Core principles are: what we truly desire and believe to be true/important for ourselves, our environment and others.
Write them down
In a study done by Dr. Gale Mathews students were sorted into groups and expected to behave relative to expectations of that group.
The groups were sorted into categories of either Accountability to a goal, commitment to a goal, or writing the goal down.
Out of every ten students who DID NOT write their goals down, only three followed through with those goals.
Students who were asked to write down their goals and do minor contemplation about those goals saw results that jumped to nearly half the students accomplishing what they set out to.
When another group wrote the goals down, thought about them, and also jotted down what actions they would need to take in order to accomplish them, that number jumps to more than 6 out of ten students finishing strong.
Matthews also had other groups who wrote down their goals, thought about them and engaged in further action to increase the likelihood of finishing what they started.
Tell someone Who Will Hold You Accountable
There are many upsides to this one because when you tell someone something you are more likely to do it.
When you tell a friend, or someone that you know won’t let you slide, that you are setting out to accomplish something and want them to hold you accountable for it, your likelihood of achieving your goal jumps from 35 percent to 70 percent.
The fifth group of students studied by Dr. Mathews did the following:
- Everything from the previous four groups (set goal, write them down, think about them, jot down actions that need to be taken, tell a friend)
- Corresponded weekly with this “accountability partner” about their progress
In this group, we jump to nearly 8 out of ten students sticking with their goals until done or almost done.
What does this mean for me and my goals?
It means that achieving goals is only easy for others because they have certain behaviors that make it easy, not because they are better or superhuman. Adopting these behaviors will see you flying through your goals and setting new ones in no time.
In fact, your progress and everything that comes with it (big or small) can easily go from seemingly impossible to very likely with the above techniques.
If You’re Serious, Get Crazy With It
Treat your accountability partner like they are a pawnshop. Give them something valuable of yours and tell them not to give it back to you until you have completed your goal.
Tell me this won’t work!
If you take a thousand dollars and give it to your father, and tell him to pay it back to you a hundred each for ten steps in your goal, you will accomplish that goal. PROMISE!
- We must set goals and knock them out for our psychological well-being and confidence in ourselves. It is essential. Nobody is born perfect, and progress is key to happiness.

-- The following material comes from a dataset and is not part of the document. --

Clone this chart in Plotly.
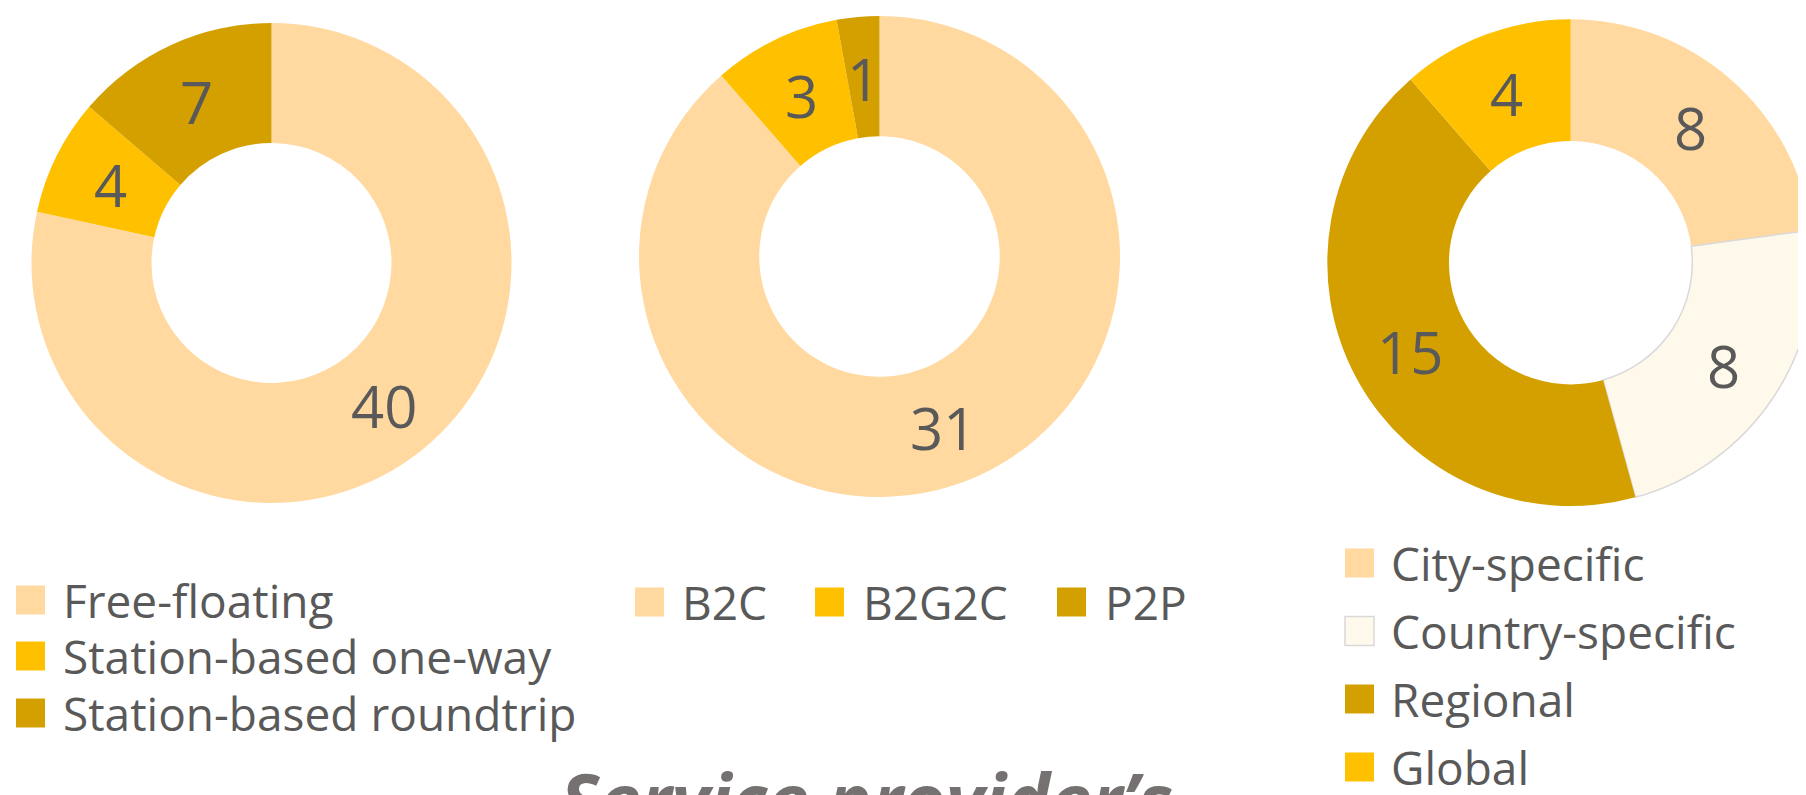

- Internalize the goals and make sure they line up with your core values. Make them meaningful for you, and nobody else. Otherwise, you won’t do them.
- Write your goals down. Being organized is a product of conscientiousness, which is a quality necessary for success in anything. You are more likely to stick with your goals when you organize them on paper.
- Tell a friend what you are doing and ask them to hold you seriously accountable. Make sure you trust this person to scold you if you don’t complete what you set out to.
- Take it a step further and send that friend a weekly progress report. You will make sure you have something to send them and it will be like having a spotter at the gym.
- Burn your bridges. Get crazy and creative. Using the money example above may be scary, but it will work. If you put yourself in a position where you’re screwed if you don’t accomplish your goals, you will accomplish them with ease. Beg, borrow or steal, however it gets done.
- Remember, goal setting is vital to feeling accomplished, and feeling accomplished is necessary for self-worth and a healthy life.